# The exercise
Leave out the pictures, then output the lines of the records below from the first through the one containing "43, 44, 45];".

_ _ _

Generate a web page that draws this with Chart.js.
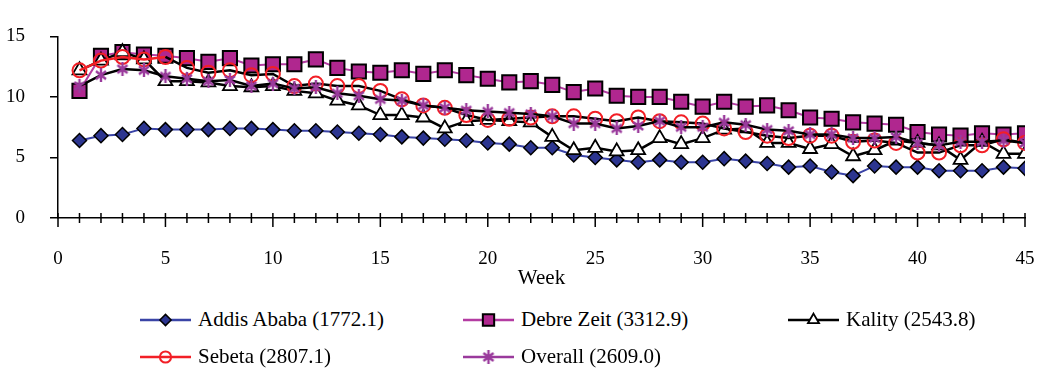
<!DOCTYPE html>
<html>
<head>
<meta charset="utf-8">
<title>Weekly values by site</title>
<script src="https://cdn.jsdelivr.net/npm/chart.js@4.4.0/dist/chart.umd.min.js"></script>
<style>
  body { margin: 0; background: #fff; }
  #wrap { position: relative; width: 1037px; height: 371px; font-family: "Liberation Serif", serif; }
  #chartBox { position: absolute; left: 0; top: 0; width: 1037px; height: 295px; }
  #legend { position: absolute; left: 140px; top: 301px; display: grid; grid-template-columns: 323px 325px auto; }
  .item { display: flex; align-items: center; height: 37px; font-size: 21px; color: #000; white-space: nowrap; }
  .item canvas { margin-right: 7px; }
</style>
</head>
<body>
<div id="wrap">
  <div id="chartBox"><canvas id="chart"></canvas></div>
  <div id="legend"></div>
</div>
<script>
const weeks = [1, 2, 3, 4, 5, 6, 7, 8, 9, 10, 11, 12, 13, 14, 15, 16, 17, 18, 19, 20, 21, 22, 23,
  24, 25, 26, 27, 28, 29, 30, 31, 32, 33, 34, 35, 36, 37, 38, 39, 40, 41, 42, 43, 44, 45];

const addisAbaba = [6.4, 6.8, 6.9, 7.4, 7.3, 7.3, 7.3, 7.4, 7.4, 7.3, 7.2, 7.2, 7.1, 7.0, 6.9, 6.7, 6.6, 6.5,
  6.4, 6.2, 6.1, 5.8, 5.8, 5.2, 5.0, 4.8, 4.6, 4.8, 4.6, 4.6, 4.9, 4.7, 4.5, 4.2, 4.3, 3.8, 3.5, 4.3, 4.2,
  4.2, 3.9, 3.9, 3.9, 4.2, 4.1];
const debreZeit = [10.5, 13.4, 13.7, 13.5, 13.4, 13.2, 12.9, 13.2, 12.6, 12.7, 12.7, 13.1, 12.4, 12.1, 12.0,
  12.2, 11.9, 12.2, 11.8, 11.5, 11.2, 11.3, 11.0, 10.4, 10.7, 10.1, 10.0, 10.0, 9.6, 9.2, 9.6, 9.2, 9.3, 8.9,
  8.3, 8.2, 7.9, 7.8, 7.7, 7.1, 6.9, 6.8, 7.0, 6.9, 7.0];
const kality = [12.2, 13.0, 13.7, 13.1, 11.3, 11.3, 11.2, 10.9, 10.8, 10.9, 10.5, 10.3, 9.7, 9.3, 8.5, 8.5,
  8.3, 7.4, 8.0, 8.1, 8.0, 7.9, 6.7, 5.6, 5.8, 5.5, 5.6, 6.6, 6.1, 6.6, 7.3, 7.4, 6.2, 6.2, 5.7, 6.1, 5.1,
  5.6, 6.4, 6.2, 6.0, 4.8, 6.3, 5.3, 5.3];
const sebeta = [12.2, 13.0, 13.3, 13.1, 13.3, 12.4, 12.0, 12.2, 11.8, 11.9, 10.9, 11.1, 10.9, 10.9, 10.5, 9.8,
  9.3, 9.1, 8.5, 8.1, 8.2, 8.3, 8.4, 8.4, 8.2, 8.0, 8.3, 8.0, 7.9, 7.8, 7.4, 7.1, 6.8, 6.6, 6.8, 6.8, 6.3,
  6.4, 6.2, 5.4, 5.4, 6.0, 6.0, 6.5, 6.2];
const overall = [10.9, 11.8, 12.3, 12.2, 11.7, 11.5, 11.3, 11.4, 10.9, 11.1, 10.7, 10.8, 10.3, 10.1, 9.8, 9.7,
  9.3, 9.1, 8.9, 8.8, 8.7, 8.6, 8.4, 7.8, 7.8, 7.4, 7.6, 8.0, 7.5, 7.5, 7.9, 7.7, 7.3, 7.2, 6.9, 6.9, 6.6,
  6.6, 6.7, 6.2, 6.0, 6.3, 6.3, 6.4, 6.2];

const seriesLabels = ['Addis Ababa (1772.1)', 'Debre Zeit (3312.9)', 'Kality (2543.8)',
  'Sebeta (2807.1)', 'Overall (2609.0)'];
const yTicks = [0, 5, 10, 15];

const FONT = '"Liberation Serif", "Times New Roman", serif';
const RED = '#f21f26';

// six-armed asterisk marker (X plus a vertical stroke)
function asterisk(size, color) {
  const c = document.createElement('canvas');
  c.width = size; c.height = size;
  const g = c.getContext('2d');
  g.strokeStyle = color;
  g.lineWidth = 2.4;
  const m = 2;
  g.beginPath();
  g.moveTo(m, m + 1); g.lineTo(size - m, size - m - 1);
  g.moveTo(size - m, m + 1); g.lineTo(m, size - m - 1);
  g.moveTo(size / 2, 0); g.lineTo(size / 2, size);
  g.stroke();
  return c;
}

const toPoints = vals => weeks.map((w, i) => ({ x: w, y: vals[i] }));

const datasets = [
  {
    label: seriesLabels[0], data: toPoints(addisAbaba), order: 4,
    borderColor: '#3a44a6', borderWidth: 2,
    pointStyle: 'rectRot', pointRadius: 7, pointBackgroundColor: '#2c3590',
    pointBorderColor: '#000', pointBorderWidth: 1.5,
    legendColor: '#3a44a6'
  },
  {
    label: seriesLabels[1], data: toPoints(debreZeit), order: 3,
    borderColor: '#b43ca2', borderWidth: 2,
    pointStyle: 'rect', pointRadius: 10, pointBackgroundColor: '#b0278f',
    pointBorderColor: '#000', pointBorderWidth: 2,
    legendColor: '#b43ca2'
  },
  {
    label: seriesLabels[2], data: toPoints(kality), order: 2,
    borderColor: '#000', borderWidth: 2.5,
    pointStyle: 'triangle', pointRadius: 8, pointBackgroundColor: '#fff',
    pointBorderColor: '#000', pointBorderWidth: 1.8,
    legendColor: '#000'
  },
  {
    label: seriesLabels[3], data: toPoints(sebeta), order: 1,
    borderColor: '#000', borderWidth: 2.5,
    // first weeks drawn in red, rest of the line in black
    segment: { borderColor: c => c.p0DataIndex < 4 ? RED : '#000' },
    pointStyle: 'circle', pointRadius: 7, pointBackgroundColor: 'rgba(0,0,0,0)',
    pointBorderColor: RED, pointBorderWidth: 2,
    legendColor: RED
  },
  {
    label: seriesLabels[4], data: toPoints(overall), order: 0,
    borderColor: '#000', borderWidth: 2.5,
    pointStyle: asterisk(14, '#9a3a9c'), pointRadius: 7,
    legendColor: '#9a3a9c'
  }
];

// week ticks crossing the x axis, longer every fifth week
const weekTicks = {
  id: 'weekTicks',
  afterDraw(chart) {
    const xs = chart.scales.x;
    const base = chart.chartArea.bottom;
    const ctx = chart.ctx;
    ctx.save();
    ctx.strokeStyle = '#000';
    ctx.lineWidth = 1.5;
    ctx.beginPath();
    for (let w = xs.min; w <= xs.max; w++) {
      const px = xs.getPixelForValue(w);
      ctx.moveTo(px, base - 5);
      ctx.lineTo(px, base + (w % 5 === 0 ? 9 : 5));
    }
    ctx.stroke();
    ctx.restore();
  }
};

const chart = new Chart(document.getElementById('chart'), {
  type: 'line',
  data: { datasets },
  plugins: [weekTicks],
  options: {
    responsive: true,
    maintainAspectRatio: false,
    animation: false,
    layout: { padding: { top: 16, right: 12, left: 0, bottom: 6 } },
    plugins: { legend: { display: false }, tooltip: { enabled: false } },
    scales: {
      x: {
        type: 'linear', min: 0, max: 45,
        afterFit: s => { s.height = 71; s.paddingLeft = 0; s.paddingRight = 12; },
        border: { color: '#000', width: 1.5 },
        grid: { drawOnChartArea: false, drawTicks: false },
        ticks: { stepSize: 5, padding: 32, color: '#000', maxRotation: 0,
          font: { family: FONT, size: 19, lineHeight: 1 } },
        title: { display: true, text: 'Week', color: '#000', padding: { top: 0, bottom: 0 },
          font: { family: FONT, size: 21, lineHeight: 1 } }
      },
      y: {
        min: 0, max: 15,
        afterBuildTicks: s => { s.ticks = yTicks.map(v => ({ value: v })); },
        afterFit: s => { s.width = 58; },
        border: { color: '#000', width: 1.5 },
        grid: { drawOnChartArea: false, drawTicks: true, tickLength: 8, color: '#000', lineWidth: 1.5 },
        ticks: { padding: 25, color: '#000', font: { family: FONT, size: 19 } }
      }
    }
  }
});

// legend: line with marker, then the label, in three columns
const legendBox = document.getElementById('legend');
datasets.forEach(ds => {
  const item = document.createElement('div');
  item.className = 'item';
  const icon = document.createElement('canvas');
  icon.width = 51; icon.height = 20;
  const g = icon.getContext('2d');
  g.strokeStyle = ds.legendColor;
  g.lineWidth = 2.5;
  g.beginPath(); g.moveTo(0, 10); g.lineTo(51, 10); g.stroke();
  g.fillStyle = ds.pointBackgroundColor || 'rgba(0,0,0,0)';
  g.strokeStyle = ds.pointBorderColor || ds.legendColor;
  g.lineWidth = ds.pointBorderWidth || 2;
  Chart.helpers.drawPoint(g, {
    pointStyle: ds.pointStyle, rotation: 0,
    radius: typeof ds.pointStyle === 'string' ? ds.pointRadius * 0.8 : ds.pointRadius,
    borderWidth: ds.pointBorderWidth || 0
  }, 25.5, 10);
  const text = document.createElement('span');
  text.textContent = ds.label;
  item.appendChild(icon);
  item.appendChild(text);
  legendBox.appendChild(item);
});
</script>
</body>
</html>
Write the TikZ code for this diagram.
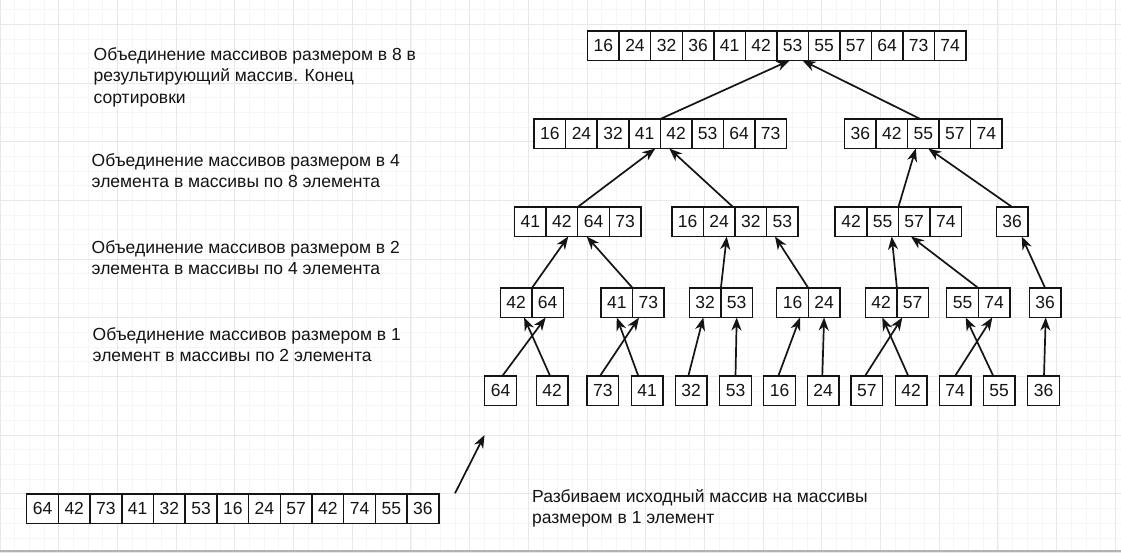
\documentclass[tikz,border=0pt]{standalone}
\usepackage{fontspec}
\setmainfont{Liberation Sans}
\usetikzlibrary{arrows.meta}
\definecolor{gmin}{RGB}{245,245,248}
\definecolor{gmaj}{RGB}{231,231,236}
\definecolor{ink}{RGB}{20,20,20}
\newcommand{\cellrow}[5]{%
  \foreach \v [count=\i] in {#5} {
    \node[cell, minimum width=#4pt] (#1-\i) at ({#2+(\i-1)*#4}, #3) {\v};
  }}
\begin{document}
\begin{tikzpicture}[x=1pt,y=-1pt,
  cell/.style={draw=ink, fill=white, line width=1.5pt, minimum height=29.5pt,
    inner sep=0pt, outer sep=0pt, anchor=north west, font=\fontsize{17.5}{20}\selectfont, text=ink},
  arr/.style={draw=ink, line width=1.7pt, -{Stealth[length=13pt,width=10pt,inset=4pt]}},
  lbl/.style={anchor=base west, inner sep=0pt, font=\fontsize{17.5}{21.5}\selectfont, text=ink}]
\useasboundingbox (0,0) rectangle (1121,552);
\fill[white] (0,0) rectangle (1121,552);
% grid
\foreach \k in {0,...,76} \draw[gmin, line width=0.8pt] ({\k*14.675},0) -- ({\k*14.675},552);
\foreach \k in {0,...,37} \draw[gmin, line width=0.8pt] (0,{9.6+\k*14.675}) -- (1121,{9.6+\k*14.675});
\foreach \k in {0,...,19} \draw[gmaj, line width=1pt] ({\k*58.7},0) -- ({\k*58.7},552);
\foreach \k in {0,...,9} \draw[gmaj, line width=1pt] (0,{24.3+\k*58.7}) -- (1121,{24.3+\k*58.7});
\draw[gray!60, line width=2pt] (0,551) -- (1121,551);

% labels
\node[lbl] (t1) at (93.5,60) {\vtop{\hbox{Объединение массивов размером в 8 в}\hbox{результирующий массив. Конец}\hbox{сортировки}}};
\node[lbl] (t2) at (91.5,166) {\vtop{\hbox{Объединение массивов размером в 4}\hbox{элемента в массивы по 8 элемента}}};
\node[lbl] (t3) at (91.5,253) {\vtop{\hbox{Объединение массивов размером в 2}\hbox{элемента в массивы по 4 элемента}}};
\node[lbl] (t4) at (92.5,340) {\vtop{\hbox{Объединение массивов размером в 1}\hbox{элемент в массивы по 2 элемента}}};
\node[lbl] (t5) at (532,502) {\vtop{\hbox{Разбиваем исходный массив на массивы}\hbox{размером в 1 элемент}}};

% arrays
\cellrow{T}{587.7}{31}{31.52}{16,24,32,36,41,42,53,55,57,64,73,74}
\cellrow{A8}{534.2}{119}{31.52}{16,24,32,41,42,53,64,73}
\cellrow{B8}{844.5}{119}{31.52}{36,42,55,57,74}
\cellrow{P4}{514.5}{207}{31.6}{41,42,64,73}
\cellrow{Q4}{671.8}{207}{31.6}{16,24,32,53}
\cellrow{R4}{835.2}{207}{31.6}{42,55,57,74}
\cellrow{S4}{996.3}{207}{31.6}{36}
\cellrow{a2}{500.3}{288}{31.6}{42,64}
\cellrow{b2}{601}{288}{31.6}{41,73}
\cellrow{c2}{689.3}{288}{31.6}{32,53}
\cellrow{d2}{776.7}{288}{31.6}{16,24}
\cellrow{e2}{865.3}{288}{31.6}{42,57}
\cellrow{f2}{946.7}{288}{31.6}{55,74}
\cellrow{g2}{1029.3}{288}{31.6}{36}
\cellrow{s1}{484.7}{376}{31.6}{64}
\cellrow{s2}{536.3}{376}{31.6}{42}
\cellrow{s3}{587}{376}{31.6}{73}
\cellrow{s4}{631.3}{376}{31.6}{41}
\cellrow{s5}{675.3}{376}{31.6}{32}
\cellrow{s6}{719.7}{376}{31.6}{53}
\cellrow{s7}{763.7}{376}{31.6}{16}
\cellrow{s8}{807.3}{376}{31.6}{24}
\cellrow{s9}{851}{376}{31.6}{57}
\cellrow{s10}{895.3}{376}{31.6}{42}
\cellrow{s11}{939.3}{376}{31.6}{74}
\cellrow{s12}{983.3}{376}{31.6}{55}
\cellrow{s13}{1027.7}{376}{31.6}{36}
\cellrow{O}{26.7}{494}{31.7}{64,42,73,41,32,53,16,24,57,42,74,55,36}

% level 8 -> final
\draw[arr] (A8-4.north east) -- ([xshift=-3pt]T-7.south);
\draw[arr] ([xshift=-3pt]B8-3.north) -- ([xshift=10pt]T-7.south);
% level 4 -> level 8
\draw[arr] (P4-2.north east) -- ([xshift=-5pt]A8-4.south east);
\draw[arr] ([xshift=-2pt]Q4-2.north east) -- ([xshift=9pt]A8-4.south east);
\draw[arr] (R4-2.north east) -- ([xshift=-7.5pt]B8-3.south);
\draw[arr] (S4-1.north) -- ([xshift=5pt]B8-3.south);
% level 2 -> level 4
\draw[arr] (a2-1.north east) -- ([xshift=-9.4pt]P4-2.south east);
\draw[arr] (b2-1.north east) -- ([xshift=9pt]P4-3.south west);
\draw[arr] (c2-1.north east) -- ([xshift=7.5pt]Q4-2.south);
\draw[arr] (d2-1.north east) -- ([xshift=8.4pt]Q4-4.south west);
\draw[arr] (e2-1.north east) -- ([xshift=-6.7pt]R4-2.south east);
\draw[arr] (f2-1.north east) -- ([xshift=12.6pt]R4-3.south west);
\draw[arr] (g2-1.north) -- ([xshift=9.6pt]S4-1.south);
% level 1 -> level 2
\draw[arr] ([xshift=1.8pt]s1-1.north) -- ([xshift=-2pt]a2-2.south);
\draw[arr] ([xshift=-2pt]s2-1.north) -- ([xshift=8pt]a2-1.south);
\draw[arr] ([xshift=-2.8pt]s3-1.north) -- ([xshift=-9.4pt]b2-2.south);
\draw[arr] ([xshift=-8.8pt]s4-1.north) -- (b2-1.south);
\draw[arr] ([xshift=-2.8pt]s5-1.north) -- ([xshift=-1.8pt]c2-1.south);
\draw[arr] (s6-1.north) -- (c2-2.south);
\draw[arr] ([xshift=-1.2pt]s7-1.north) -- ([xshift=7.5pt]d2-1.south);
\draw[arr] ([xshift=-0.8pt]s8-1.north) -- (d2-2.south);
\draw[arr] ([xshift=-1.8pt]s9-1.north) -- ([xshift=-10.4pt]e2-2.south);
\draw[arr] ([xshift=-2.8pt]s10-1.north) -- ([xshift=1.2pt]e2-1.south);
\draw[arr] (s11-1.north) -- ([xshift=-1.8pt]f2-2.south);
\draw[arr] ([xshift=-5.8pt]s12-1.north) -- ([xshift=3.2pt]f2-1.south);
\draw[arr] ([xshift=0.5pt]s13-1.north) -- ([xshift=0.6pt]g2-1.south);
% split arrow
\coordinate (fa) at (455,493.3);
\coordinate (fb) at (484.5,435);
\draw[arr] (fa) -- (fb);
\end{tikzpicture}
\end{document}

_ _ _

# Correct response
Generate a web page that draws this with Chart.js.
<!DOCTYPE html>
<html>
<head>
<meta charset="utf-8">
<title>Weekly values by site</title>
<script src="https://cdn.jsdelivr.net/npm/chart.js@4.4.0/dist/chart.umd.min.js"></script>
<style>
  body { margin: 0; background: #fff; }
  #wrap { position: relative; width: 1037px; height: 371px; font-family: "Liberation Serif", serif; }
  #chartBox { position: absolute; left: 0; top: 0; width: 1037px; height: 295px; }
  #legend { position: absolute; left: 140px; top: 301px; display: grid; grid-template-columns: 323px 325px auto; }
  .item { display: flex; align-items: center; height: 37px; font-size: 21px; color: #000; white-space: nowrap; }
  .item canvas { margin-right: 7px; }
</style>
</head>
<body>
<div id="wrap">
  <div id="chartBox"><canvas id="chart"></canvas></div>
  <div id="legend"></div>
</div>
<script>
const weeks = [1, 2, 3, 4, 5, 6, 7, 8, 9, 10, 11, 12, 13, 14, 15, 16, 17, 18, 19, 20, 21, 22, 23,
  24, 25, 26, 27, 28, 29, 30, 31, 32, 33, 34, 35, 36, 37, 38, 39, 40, 41, 42, 43, 44, 45];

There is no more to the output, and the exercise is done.